Problem to work on: Filter the lines below, copying only those with the string "Output".

Dataset records:
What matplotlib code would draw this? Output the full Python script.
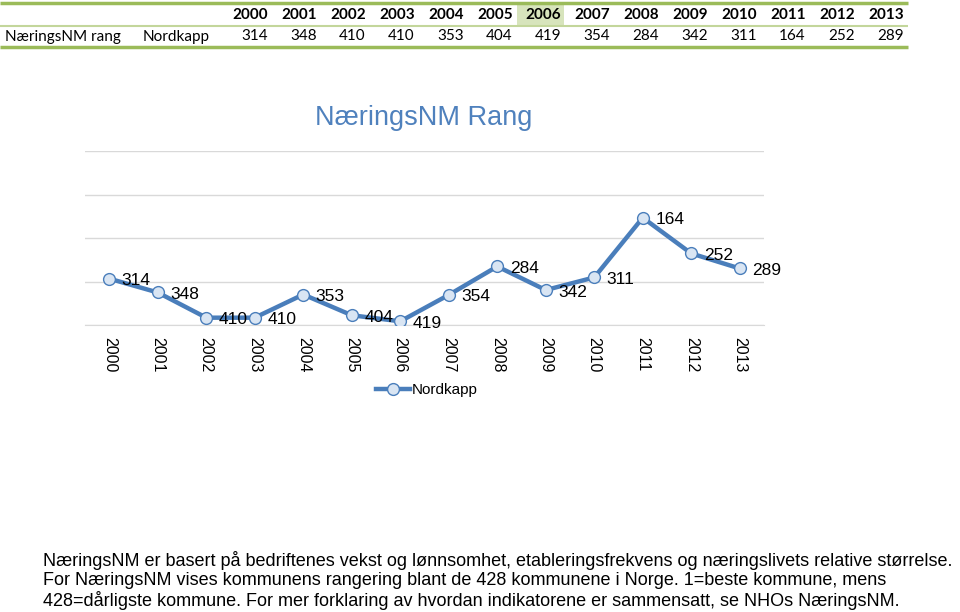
---
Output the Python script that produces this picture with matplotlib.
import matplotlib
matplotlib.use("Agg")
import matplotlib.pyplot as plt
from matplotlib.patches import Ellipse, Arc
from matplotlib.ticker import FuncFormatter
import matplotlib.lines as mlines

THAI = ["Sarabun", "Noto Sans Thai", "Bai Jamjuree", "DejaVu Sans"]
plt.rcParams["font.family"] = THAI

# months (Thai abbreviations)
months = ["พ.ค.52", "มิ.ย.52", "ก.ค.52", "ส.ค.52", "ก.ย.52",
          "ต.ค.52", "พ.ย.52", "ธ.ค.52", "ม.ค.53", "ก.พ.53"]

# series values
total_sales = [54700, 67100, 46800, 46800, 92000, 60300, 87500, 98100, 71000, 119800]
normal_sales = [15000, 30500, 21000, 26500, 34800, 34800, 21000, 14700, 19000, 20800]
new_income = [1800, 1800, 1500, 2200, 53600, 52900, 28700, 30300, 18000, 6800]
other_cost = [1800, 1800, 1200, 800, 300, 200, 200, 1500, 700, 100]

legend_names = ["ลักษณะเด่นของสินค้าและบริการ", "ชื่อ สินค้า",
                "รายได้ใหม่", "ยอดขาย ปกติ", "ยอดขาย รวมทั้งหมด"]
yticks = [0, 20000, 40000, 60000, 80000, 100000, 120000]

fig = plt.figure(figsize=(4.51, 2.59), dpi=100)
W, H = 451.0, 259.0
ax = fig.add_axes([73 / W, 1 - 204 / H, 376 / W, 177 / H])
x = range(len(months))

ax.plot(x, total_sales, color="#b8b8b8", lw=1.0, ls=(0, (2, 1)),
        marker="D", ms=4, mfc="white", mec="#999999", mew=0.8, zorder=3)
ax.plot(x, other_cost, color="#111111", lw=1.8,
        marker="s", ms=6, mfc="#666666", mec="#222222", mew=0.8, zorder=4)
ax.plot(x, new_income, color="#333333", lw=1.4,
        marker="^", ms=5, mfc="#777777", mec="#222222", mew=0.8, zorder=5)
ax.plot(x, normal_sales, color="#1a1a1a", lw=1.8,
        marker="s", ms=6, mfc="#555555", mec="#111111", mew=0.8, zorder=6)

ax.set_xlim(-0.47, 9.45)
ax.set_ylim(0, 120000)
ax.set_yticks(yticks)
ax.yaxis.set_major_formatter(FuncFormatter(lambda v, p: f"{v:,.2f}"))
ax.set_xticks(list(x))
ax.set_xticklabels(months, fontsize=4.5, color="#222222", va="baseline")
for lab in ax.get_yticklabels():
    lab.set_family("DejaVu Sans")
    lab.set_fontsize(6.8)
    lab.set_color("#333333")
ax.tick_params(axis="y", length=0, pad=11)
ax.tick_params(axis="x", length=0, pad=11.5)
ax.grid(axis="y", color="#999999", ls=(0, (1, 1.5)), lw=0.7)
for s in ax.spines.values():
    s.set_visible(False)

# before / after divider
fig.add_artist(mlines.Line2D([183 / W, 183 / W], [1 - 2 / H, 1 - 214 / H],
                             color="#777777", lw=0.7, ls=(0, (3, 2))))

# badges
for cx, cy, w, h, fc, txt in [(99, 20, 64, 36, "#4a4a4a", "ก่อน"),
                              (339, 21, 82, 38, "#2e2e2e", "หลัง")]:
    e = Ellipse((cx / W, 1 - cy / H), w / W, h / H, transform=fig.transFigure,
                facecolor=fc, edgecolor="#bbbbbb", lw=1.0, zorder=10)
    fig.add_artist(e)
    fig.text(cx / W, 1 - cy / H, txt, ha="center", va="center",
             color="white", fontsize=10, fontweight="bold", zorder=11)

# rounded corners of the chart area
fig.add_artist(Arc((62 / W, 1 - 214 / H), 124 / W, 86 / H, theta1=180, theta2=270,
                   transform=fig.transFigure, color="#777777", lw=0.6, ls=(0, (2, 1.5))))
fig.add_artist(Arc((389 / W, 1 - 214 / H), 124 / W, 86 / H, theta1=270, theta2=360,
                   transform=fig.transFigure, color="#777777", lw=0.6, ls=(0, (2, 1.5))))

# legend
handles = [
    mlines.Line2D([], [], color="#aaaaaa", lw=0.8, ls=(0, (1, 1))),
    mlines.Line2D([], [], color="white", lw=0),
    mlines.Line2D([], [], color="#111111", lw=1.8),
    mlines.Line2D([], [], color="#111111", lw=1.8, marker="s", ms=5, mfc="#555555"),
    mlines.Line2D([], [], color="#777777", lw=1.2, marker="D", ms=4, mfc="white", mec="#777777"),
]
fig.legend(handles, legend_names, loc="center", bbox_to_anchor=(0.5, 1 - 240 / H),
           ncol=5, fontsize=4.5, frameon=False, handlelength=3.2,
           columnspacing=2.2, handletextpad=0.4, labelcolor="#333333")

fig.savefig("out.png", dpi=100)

Full answer:
What matplotlib code would draw this? Output the full Python script.
Output the Python script that produces this picture with matplotlib.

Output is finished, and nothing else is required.